Collected data
• • • • •

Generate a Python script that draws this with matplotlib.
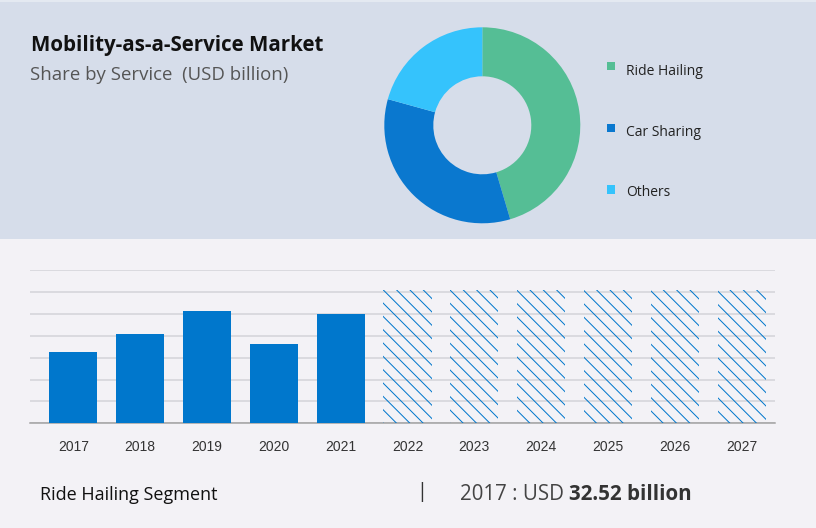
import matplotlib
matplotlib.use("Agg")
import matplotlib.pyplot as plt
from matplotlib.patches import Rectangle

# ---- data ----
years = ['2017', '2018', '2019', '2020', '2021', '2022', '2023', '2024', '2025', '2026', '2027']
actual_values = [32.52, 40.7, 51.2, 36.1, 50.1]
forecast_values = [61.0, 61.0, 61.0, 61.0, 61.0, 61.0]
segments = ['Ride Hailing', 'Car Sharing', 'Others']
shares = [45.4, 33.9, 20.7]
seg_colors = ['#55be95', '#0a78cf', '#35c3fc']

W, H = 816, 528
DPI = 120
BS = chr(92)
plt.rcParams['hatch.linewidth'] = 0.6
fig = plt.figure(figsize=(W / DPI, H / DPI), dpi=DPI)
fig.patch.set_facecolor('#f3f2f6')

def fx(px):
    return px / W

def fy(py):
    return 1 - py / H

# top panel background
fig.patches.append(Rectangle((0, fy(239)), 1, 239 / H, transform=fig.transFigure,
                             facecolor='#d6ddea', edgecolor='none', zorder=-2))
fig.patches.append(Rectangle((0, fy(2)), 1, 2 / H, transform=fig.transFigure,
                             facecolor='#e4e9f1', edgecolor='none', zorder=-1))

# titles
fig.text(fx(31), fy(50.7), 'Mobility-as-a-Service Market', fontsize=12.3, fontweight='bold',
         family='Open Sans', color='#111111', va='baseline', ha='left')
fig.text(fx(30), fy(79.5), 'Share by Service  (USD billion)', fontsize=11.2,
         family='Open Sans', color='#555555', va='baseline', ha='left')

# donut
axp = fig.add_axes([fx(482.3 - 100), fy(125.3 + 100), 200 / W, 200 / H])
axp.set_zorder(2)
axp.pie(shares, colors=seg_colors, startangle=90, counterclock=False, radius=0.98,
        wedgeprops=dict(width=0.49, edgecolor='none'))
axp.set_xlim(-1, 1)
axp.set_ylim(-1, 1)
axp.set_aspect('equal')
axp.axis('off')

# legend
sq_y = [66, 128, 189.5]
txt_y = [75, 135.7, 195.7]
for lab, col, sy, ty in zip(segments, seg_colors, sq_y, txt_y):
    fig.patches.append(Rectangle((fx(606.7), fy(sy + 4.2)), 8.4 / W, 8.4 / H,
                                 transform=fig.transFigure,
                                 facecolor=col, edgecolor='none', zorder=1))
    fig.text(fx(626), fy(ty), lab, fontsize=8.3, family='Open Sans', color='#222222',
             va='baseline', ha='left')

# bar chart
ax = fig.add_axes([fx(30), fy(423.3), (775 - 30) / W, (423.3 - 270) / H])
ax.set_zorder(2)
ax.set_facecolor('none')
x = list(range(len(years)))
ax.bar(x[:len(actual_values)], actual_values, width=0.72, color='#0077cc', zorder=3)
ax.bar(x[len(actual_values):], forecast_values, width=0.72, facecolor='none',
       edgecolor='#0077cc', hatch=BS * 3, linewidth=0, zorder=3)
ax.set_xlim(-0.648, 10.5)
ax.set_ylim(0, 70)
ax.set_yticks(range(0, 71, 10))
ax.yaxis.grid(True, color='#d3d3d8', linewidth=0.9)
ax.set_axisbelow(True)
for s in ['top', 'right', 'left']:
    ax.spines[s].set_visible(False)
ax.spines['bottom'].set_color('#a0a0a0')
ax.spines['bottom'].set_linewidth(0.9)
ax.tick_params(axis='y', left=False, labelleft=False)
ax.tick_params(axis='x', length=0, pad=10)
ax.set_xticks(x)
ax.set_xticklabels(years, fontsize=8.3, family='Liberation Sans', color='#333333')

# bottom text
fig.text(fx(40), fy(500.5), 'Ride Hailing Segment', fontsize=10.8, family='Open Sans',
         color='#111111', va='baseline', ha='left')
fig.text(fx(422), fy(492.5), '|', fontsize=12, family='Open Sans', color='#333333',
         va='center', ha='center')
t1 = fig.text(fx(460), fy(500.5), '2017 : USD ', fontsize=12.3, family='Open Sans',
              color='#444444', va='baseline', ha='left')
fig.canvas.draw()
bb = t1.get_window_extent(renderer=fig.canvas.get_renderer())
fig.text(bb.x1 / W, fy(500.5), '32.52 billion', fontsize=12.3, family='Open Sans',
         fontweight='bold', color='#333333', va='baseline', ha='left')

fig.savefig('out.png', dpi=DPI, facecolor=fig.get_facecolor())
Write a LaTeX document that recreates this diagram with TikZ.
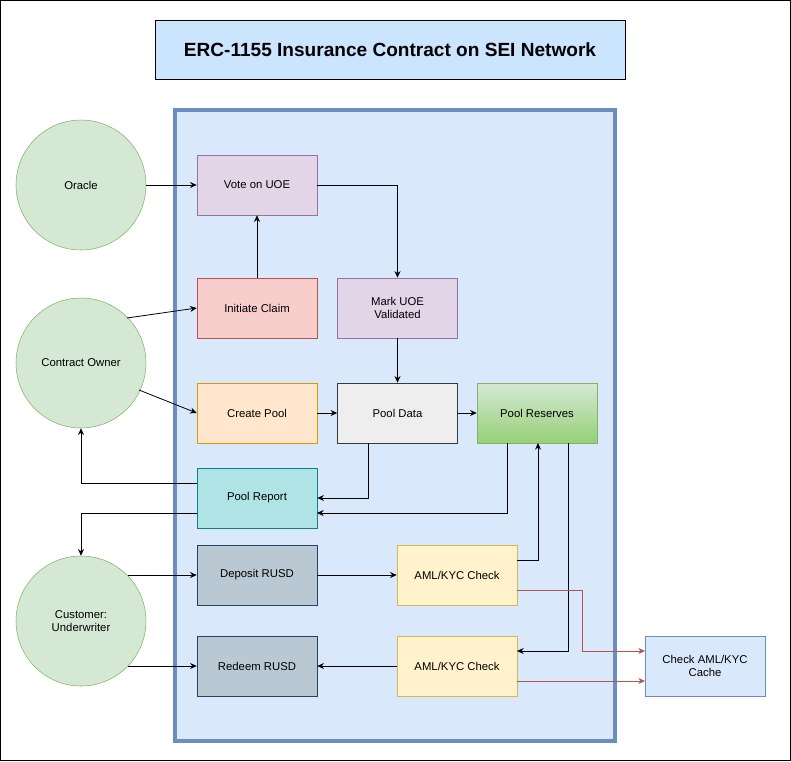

• • • • •

=== PROBLEM DETAILS ===
Exactly as they appear, print the lines of the listing above from its first line through the line that contains "return 1 - py / H", minus the pictures.

=== EXPECTED OUTPUT ===
Generate a Python script that draws this with matplotlib.
import matplotlib
matplotlib.use("Agg")
import matplotlib.pyplot as plt
from matplotlib.patches import Rectangle

# ---- data ----
years = ['2017', '2018', '2019', '2020', '2021', '2022', '2023', '2024', '2025', '2026', '2027']
actual_values = [32.52, 40.7, 51.2, 36.1, 50.1]
forecast_values = [61.0, 61.0, 61.0, 61.0, 61.0, 61.0]
segments = ['Ride Hailing', 'Car Sharing', 'Others']
shares = [45.4, 33.9, 20.7]
seg_colors = ['#55be95', '#0a78cf', '#35c3fc']

W, H = 816, 528
DPI = 120
BS = chr(92)
plt.rcParams['hatch.linewidth'] = 0.6
fig = plt.figure(figsize=(W / DPI, H / DPI), dpi=DPI)
fig.patch.set_facecolor('#f3f2f6')

def fx(px):
    return px / W

def fy(py):
    return 1 - py / H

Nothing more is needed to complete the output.